President William Ruto says that Kenyan economy is still upbeat even as Persian Gulf war enters its fourth week with major disruptions on the global supply chain.
Nevertheless, Ruto said that with no pointer as to when the war is likely to end, the Government through the relevant ministries and agencies – namely Agriculture, Energy, Trade, Treasury, and the Central Bank of Kenya – are continually monitoring the situation in order to deal with eventualities. So far so good.
“…The Government has remained vigilant and has actively managed developments, guided by continuous updates and assessments from the relevant ministries and agencies,” Ruto said in a statement issued on March 30, 2026.
“Rising international oil prices are already affecting the global supply chain. However, the Government-to-Government fuel procurement has cushioned Kenyans from immediate shocks,” the President said. Such contract entails offering the buying party oil supplies at agreed fixed price during the contract period regardless of fluctuations.
He attributed that arrangement for the stable energy industry so far, even in the backdrop of the Persian Gulf War. The G2G arrangement, which has been in place for nearly three years between Kenya and Saudi Arabia, has proved “prudent and forward looking”, he added.
In regard to the fertilizer, the head of state said were disruptions were expected so far, but when it comes to exports, key ones such as tea was predicted to face some challenges hence the ministry concerned was actively planning on mitigation strategies.
Ruto’s statement to address supply chain disruptions linked to tensions in the Gulf can be said to be timely coming at a time that the global uncertainty is no longer abstract but acutely felt in everyday economic life.
It was clearly phrased in a measured tone with deliberate reassurances to the public so as to calm the markets and the citizens at large who remain exposed to the ripple effects of the distant geopolitical shocks.
At its core, the statement acknowledges a truth policymakers have long understood but often struggled to communicate effectively: Kenya’s economic stability is intricately tied to global supply chains over which it exercises little direct control. The Gulf region, a critical artery for energy and trade, has once again demonstrated how swiftly disruptions can cascade across continents.
By explicitly recognizing the “significant impact” on global trade flows, the government departs from the instinct to downplay external risks and instead situates the current challenge within a broader, interconnected system.

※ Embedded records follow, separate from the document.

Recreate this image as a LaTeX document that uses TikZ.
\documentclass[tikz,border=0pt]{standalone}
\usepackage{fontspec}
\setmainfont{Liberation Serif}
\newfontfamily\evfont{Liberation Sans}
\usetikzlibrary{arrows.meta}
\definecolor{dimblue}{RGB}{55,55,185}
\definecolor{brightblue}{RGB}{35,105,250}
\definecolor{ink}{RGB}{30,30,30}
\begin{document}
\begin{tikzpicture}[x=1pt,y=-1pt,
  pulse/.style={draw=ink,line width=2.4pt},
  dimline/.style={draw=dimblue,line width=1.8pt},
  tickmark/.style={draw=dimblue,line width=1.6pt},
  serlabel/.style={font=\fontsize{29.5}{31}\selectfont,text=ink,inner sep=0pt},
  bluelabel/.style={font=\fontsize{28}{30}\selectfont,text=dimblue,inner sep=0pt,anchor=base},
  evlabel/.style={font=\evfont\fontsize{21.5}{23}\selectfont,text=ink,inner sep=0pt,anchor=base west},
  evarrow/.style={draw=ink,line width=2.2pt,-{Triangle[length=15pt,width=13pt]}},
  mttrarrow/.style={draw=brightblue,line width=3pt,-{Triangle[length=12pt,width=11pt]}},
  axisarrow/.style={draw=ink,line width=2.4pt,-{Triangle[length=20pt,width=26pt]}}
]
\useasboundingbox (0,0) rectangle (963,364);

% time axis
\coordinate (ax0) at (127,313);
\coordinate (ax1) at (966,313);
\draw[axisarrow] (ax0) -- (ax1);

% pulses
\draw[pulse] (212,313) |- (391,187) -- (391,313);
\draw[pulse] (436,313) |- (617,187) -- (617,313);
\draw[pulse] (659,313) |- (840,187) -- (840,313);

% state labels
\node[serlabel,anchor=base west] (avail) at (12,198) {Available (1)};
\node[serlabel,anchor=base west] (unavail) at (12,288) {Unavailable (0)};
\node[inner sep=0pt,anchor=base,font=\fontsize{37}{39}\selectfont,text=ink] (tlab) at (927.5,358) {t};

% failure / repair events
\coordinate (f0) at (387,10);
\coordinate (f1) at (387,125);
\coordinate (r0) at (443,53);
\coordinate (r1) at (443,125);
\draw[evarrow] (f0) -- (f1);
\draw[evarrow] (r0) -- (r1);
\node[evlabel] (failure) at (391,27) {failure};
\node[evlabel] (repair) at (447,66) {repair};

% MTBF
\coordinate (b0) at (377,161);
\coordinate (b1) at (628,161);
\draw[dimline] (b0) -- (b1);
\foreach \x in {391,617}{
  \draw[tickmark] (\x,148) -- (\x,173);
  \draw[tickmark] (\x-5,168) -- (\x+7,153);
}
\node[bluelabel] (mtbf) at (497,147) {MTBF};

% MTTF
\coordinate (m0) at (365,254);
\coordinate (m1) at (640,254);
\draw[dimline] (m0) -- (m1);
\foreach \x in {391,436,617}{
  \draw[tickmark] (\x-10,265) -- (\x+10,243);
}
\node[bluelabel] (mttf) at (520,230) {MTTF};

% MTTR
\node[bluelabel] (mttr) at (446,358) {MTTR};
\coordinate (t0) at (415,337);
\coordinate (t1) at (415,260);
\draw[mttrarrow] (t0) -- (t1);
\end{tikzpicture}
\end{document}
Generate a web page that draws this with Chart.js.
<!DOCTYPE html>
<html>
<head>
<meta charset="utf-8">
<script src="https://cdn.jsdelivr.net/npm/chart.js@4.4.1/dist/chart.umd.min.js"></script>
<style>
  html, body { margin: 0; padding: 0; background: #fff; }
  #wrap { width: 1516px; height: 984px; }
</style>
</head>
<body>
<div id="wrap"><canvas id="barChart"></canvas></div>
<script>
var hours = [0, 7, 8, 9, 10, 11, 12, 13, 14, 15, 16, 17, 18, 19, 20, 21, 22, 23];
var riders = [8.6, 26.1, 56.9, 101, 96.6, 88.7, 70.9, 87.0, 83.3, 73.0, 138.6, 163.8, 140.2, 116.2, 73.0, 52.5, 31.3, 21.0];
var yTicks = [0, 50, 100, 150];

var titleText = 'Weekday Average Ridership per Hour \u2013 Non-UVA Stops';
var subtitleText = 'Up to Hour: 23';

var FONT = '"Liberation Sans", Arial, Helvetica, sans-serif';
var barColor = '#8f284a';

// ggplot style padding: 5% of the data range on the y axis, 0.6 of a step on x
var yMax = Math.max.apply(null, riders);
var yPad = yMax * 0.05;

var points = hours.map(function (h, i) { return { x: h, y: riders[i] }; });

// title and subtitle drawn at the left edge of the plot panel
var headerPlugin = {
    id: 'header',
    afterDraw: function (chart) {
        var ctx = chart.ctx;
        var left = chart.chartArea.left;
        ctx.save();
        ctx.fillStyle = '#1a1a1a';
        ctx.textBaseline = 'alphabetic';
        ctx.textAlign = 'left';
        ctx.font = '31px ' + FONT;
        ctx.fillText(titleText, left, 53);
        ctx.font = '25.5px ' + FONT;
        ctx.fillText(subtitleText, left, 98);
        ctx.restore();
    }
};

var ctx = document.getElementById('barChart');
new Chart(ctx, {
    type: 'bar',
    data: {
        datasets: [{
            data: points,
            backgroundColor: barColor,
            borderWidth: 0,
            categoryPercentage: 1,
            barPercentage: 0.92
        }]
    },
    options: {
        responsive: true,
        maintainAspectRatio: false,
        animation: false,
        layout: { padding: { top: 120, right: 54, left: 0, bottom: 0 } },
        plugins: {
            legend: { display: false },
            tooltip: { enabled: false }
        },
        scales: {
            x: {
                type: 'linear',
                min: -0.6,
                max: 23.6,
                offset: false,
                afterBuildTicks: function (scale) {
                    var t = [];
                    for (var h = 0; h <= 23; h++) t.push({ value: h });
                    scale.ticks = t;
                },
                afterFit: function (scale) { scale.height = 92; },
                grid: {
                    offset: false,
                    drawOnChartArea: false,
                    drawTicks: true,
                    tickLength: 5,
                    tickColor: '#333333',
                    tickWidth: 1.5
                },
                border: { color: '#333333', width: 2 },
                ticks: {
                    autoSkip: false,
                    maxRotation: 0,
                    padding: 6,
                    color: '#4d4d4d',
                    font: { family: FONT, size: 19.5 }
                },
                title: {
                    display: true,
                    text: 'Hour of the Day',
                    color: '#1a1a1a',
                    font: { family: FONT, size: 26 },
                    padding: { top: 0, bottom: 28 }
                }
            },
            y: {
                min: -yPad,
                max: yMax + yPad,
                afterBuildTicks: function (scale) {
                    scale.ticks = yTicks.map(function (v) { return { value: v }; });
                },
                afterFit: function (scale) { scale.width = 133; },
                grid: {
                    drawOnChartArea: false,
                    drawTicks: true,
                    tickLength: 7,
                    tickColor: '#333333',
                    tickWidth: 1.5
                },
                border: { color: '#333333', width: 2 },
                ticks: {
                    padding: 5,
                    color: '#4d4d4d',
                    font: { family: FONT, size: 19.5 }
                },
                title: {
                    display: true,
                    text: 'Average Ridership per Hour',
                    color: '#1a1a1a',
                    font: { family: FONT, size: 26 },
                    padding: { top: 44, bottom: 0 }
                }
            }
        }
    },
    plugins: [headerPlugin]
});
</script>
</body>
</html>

The claim that contingency measures are in place to moderate adverse effects raises an important question: what exactly are these measures, and how robust are they under sustained stress? The public is told that energy prices will be stabilized through government buffers, but the mechanics of such interventions remain unspecified. Are these buffers fiscal, strategic reserves, or negotiated supply arrangements? Without clarity, reassurance risks being perceived as rhetorical rather than substantive.
The government’s assertion that there will be no disruptions in fertilizer supply, backed by claims of sufficient stockpiles, is perhaps the most concrete element of the statement. If accurate, it reflects a degree of foresight that deserves recognition. Agricultural stability is a critical pillar of economic resilience, and insulating it from global shocks should indeed be a policy priority.
However, the acknowledgment that fuel shipments may face delays introduces a more sobering reality. Energy is the lifeblood of modern economies, and even minor disruptions can have outsized effects. The mention of alternative logistics companies stepping in to fill gaps suggests a flexible and adaptive supply chain, but it also underscores the fragility of existing arrangements.
The government’s engagement with the private sector is another notable feature of the statement. Collaboration between public and private actors is essential in navigating supply chain disruptions, as businesses often possess the agility and market intelligence that governments lack.
Ultimately, this notice is as much about perception as it is about policy. It seeks to project control in a situation defined by external volatility, to reassure a public wary of rising costs and potential shortages. It succeeds in setting a calm and coordinated tone, and it offers glimpses of preparedness that inspire cautious confidence. Yet it also reveals the limits of reassurance in the absence of detailed transparency and long-term structural reform.